The United Nations (UN) has pledged its full support to the African Union (AU) as member nations begin the implementation of the African Continental Free Trade Area (AfCFTA).
As designed by the AU, the AfCFTA agreement is expected to unleash the continent’s all-inclusive economic potential.
UN’s Deputy Secretary-General, Ms. Amina J Mohammed, gave the pledge in a statement by the Communications Section of Economic Commission for Africa (ECA) Office at Addis Ababa, Ethiopia.
She gave the pledge on behalf of the world body at the weekend in a remark on the 12th Extraordinary Session of the AU on the AfCFTA.
Ms. Mohammed assured the AU of UN’s readiness to work in partnership with African countries as they move to implement the historic and game-changing agreement.
She said: “We are already working with 16 African governments to develop national strategies to maximise the opportunities created by this agreement, and we will increase this number from next year.
“We are committed to working with African institutions to mobilise the resources that will be required for full implementation of the AfCFTA. In the first instance, the African Regional Integration Trust Fund will support countries to mobilize resources to finance regional integration.”
Ms. Mohammed said the UN will work with the African Union to coordinate and leverage complementary funding sources from the African Development Bank’s Africa50 Fund, to the African Union’s Programme for Infrastructure Development in Africa (PIDA), and China’s Belt and Road Initiative.
The United Nations ECA, she said, is supporting the process of mainstreaming gender and youth employment initiatives into national strategies.
“This will help to ensure that trade policy is both gender-sensitive and responds to demographic realities, thereby contributing more fully to sustainable development,” the UN deputy chief said.

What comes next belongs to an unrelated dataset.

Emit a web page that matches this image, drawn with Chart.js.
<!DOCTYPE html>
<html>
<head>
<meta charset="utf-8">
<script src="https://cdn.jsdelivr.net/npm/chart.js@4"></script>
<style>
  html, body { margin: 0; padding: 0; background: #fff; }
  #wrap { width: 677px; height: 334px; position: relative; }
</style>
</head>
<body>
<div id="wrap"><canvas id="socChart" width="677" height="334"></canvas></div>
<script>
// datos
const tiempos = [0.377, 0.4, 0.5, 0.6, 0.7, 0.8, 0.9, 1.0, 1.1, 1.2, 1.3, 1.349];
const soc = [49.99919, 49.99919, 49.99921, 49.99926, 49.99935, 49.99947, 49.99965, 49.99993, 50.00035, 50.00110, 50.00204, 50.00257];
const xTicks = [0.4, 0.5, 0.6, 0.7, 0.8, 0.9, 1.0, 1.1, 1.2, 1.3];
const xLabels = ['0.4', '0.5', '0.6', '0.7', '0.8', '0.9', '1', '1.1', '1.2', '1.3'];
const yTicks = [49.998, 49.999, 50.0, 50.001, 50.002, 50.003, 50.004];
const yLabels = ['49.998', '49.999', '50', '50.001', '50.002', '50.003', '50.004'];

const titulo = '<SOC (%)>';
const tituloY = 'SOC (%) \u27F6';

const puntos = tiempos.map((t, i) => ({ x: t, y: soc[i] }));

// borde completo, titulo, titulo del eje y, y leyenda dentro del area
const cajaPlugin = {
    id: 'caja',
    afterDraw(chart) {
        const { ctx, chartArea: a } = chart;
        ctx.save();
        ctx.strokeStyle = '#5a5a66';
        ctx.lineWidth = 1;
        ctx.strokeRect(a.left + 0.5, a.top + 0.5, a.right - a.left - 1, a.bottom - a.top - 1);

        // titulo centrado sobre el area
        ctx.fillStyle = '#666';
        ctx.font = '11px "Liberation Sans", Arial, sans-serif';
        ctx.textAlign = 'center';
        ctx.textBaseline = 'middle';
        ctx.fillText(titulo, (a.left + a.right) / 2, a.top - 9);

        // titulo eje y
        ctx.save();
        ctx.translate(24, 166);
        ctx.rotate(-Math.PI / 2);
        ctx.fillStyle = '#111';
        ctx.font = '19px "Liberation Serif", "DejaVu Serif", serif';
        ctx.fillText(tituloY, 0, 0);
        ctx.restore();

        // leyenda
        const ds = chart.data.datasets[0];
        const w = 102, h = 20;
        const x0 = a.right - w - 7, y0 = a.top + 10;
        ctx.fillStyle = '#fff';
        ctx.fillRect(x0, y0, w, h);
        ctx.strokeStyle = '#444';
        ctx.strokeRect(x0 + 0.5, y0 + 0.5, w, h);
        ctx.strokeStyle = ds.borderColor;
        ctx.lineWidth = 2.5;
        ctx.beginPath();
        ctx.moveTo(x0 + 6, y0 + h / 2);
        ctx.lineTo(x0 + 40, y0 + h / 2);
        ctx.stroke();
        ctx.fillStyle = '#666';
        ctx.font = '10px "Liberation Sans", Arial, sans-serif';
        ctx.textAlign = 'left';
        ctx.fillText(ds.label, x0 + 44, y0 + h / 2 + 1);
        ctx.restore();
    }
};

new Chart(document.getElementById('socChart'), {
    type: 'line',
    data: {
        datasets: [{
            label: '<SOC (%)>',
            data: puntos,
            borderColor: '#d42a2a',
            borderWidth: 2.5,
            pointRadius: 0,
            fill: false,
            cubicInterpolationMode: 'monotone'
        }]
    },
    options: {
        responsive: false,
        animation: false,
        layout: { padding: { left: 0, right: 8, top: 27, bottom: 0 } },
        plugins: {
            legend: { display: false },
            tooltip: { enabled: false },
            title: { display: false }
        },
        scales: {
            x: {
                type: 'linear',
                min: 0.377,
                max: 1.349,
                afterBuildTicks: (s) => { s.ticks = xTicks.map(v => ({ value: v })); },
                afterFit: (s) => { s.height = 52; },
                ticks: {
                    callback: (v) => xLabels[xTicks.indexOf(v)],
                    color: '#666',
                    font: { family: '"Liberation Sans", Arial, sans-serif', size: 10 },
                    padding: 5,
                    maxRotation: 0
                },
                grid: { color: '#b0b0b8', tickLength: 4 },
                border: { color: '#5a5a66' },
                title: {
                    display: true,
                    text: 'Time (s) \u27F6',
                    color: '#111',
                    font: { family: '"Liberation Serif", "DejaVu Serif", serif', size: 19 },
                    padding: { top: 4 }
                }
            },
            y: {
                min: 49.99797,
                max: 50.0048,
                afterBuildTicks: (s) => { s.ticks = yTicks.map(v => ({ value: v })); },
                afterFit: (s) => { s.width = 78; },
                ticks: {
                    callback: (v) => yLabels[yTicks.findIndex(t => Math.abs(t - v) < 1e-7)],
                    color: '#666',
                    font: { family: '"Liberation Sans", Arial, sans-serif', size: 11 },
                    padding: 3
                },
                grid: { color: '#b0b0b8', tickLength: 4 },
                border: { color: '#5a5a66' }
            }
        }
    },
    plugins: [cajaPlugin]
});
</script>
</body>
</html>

“Trade can contribute to either widening or closing inclusion and gender gaps, depending on how the process is managed. So we are also working with governments to counterbalance the distributional and gender-differentiated effects of trade liberalisation.”
Ms. Mohammed said it was essential to act now, not only to ensure that women benefit from the AfCFTA but also the African youth given the demographic challenges facing the continent.
She told the African leaders gathered for the landmark occasion to officially launch the AfCFTA that entry into force of the accord was a momentous step.
“But as you have recognised, it is a first step. Realising its full potential will require changes and improvements in several important areas, including infrastructure development, capacity to export, and non-tariff barriers,” Ms. Mohammed added.
The AU’s Phase II of the AfCFTA negotiations will tackle competition, investment, and intellectual property rights, which the UNDSG said were some of the regulatory obstacles that create dysfunction in integrated markets.
“I urge you to move decisively and quickly during the transitional period up to 1 July 2020 to reap the rewards of this historic agreement,” she said, adding, “Africans should take particular pride in reaching this agreement at a time of growing protectionism and rising trade tensions that threaten economic stability and progress around the world.
From free trade to climate change and migration, African countries and regional organisations are developing progressive policies that demonstrate global responsibility and forge a new path for multilateralism and sustainability, Ms. Mohammed said.
“The entire UN System will continue to support African countries as you accelerate the continent’s development. Together, we will realise our shared vision of Agenda 2063 and the Sustainable Development Goals (SDGs), leaving no one behind,” she added.
With the world’s largest free trade area, encompassing 54 countries and 1.2 billion people, the AfCFTA would bring the promise of trade-led economic growth closer to reality for Africa’s entrepreneurs, industrialists, investors, innovators and service suppliers, said Ms. Mohammed.
She said: “It will create jobs and contribute to technology-transfer and the development of new skills; it will improve productive capacity and diversification; and it will increase African and foreign investment.
“Perhaps most important of all, the African Continental Free Trade Area demonstrates the common will of African countries to work together to achieve the vision of the Africa Union’s Agenda 2063: The Africa We Want.”
It is a tool to unleash African innovation, drive growth, transform African economies and contribute to a prosperous, stable and peaceful African continent, as foreseen in both Agenda 2063 and the 2030 Agenda for Sustainable Development, Ms. Mohammed added.
Nigeria and Benin signed the historic agreement during the opening session of the summit on Sunday morning.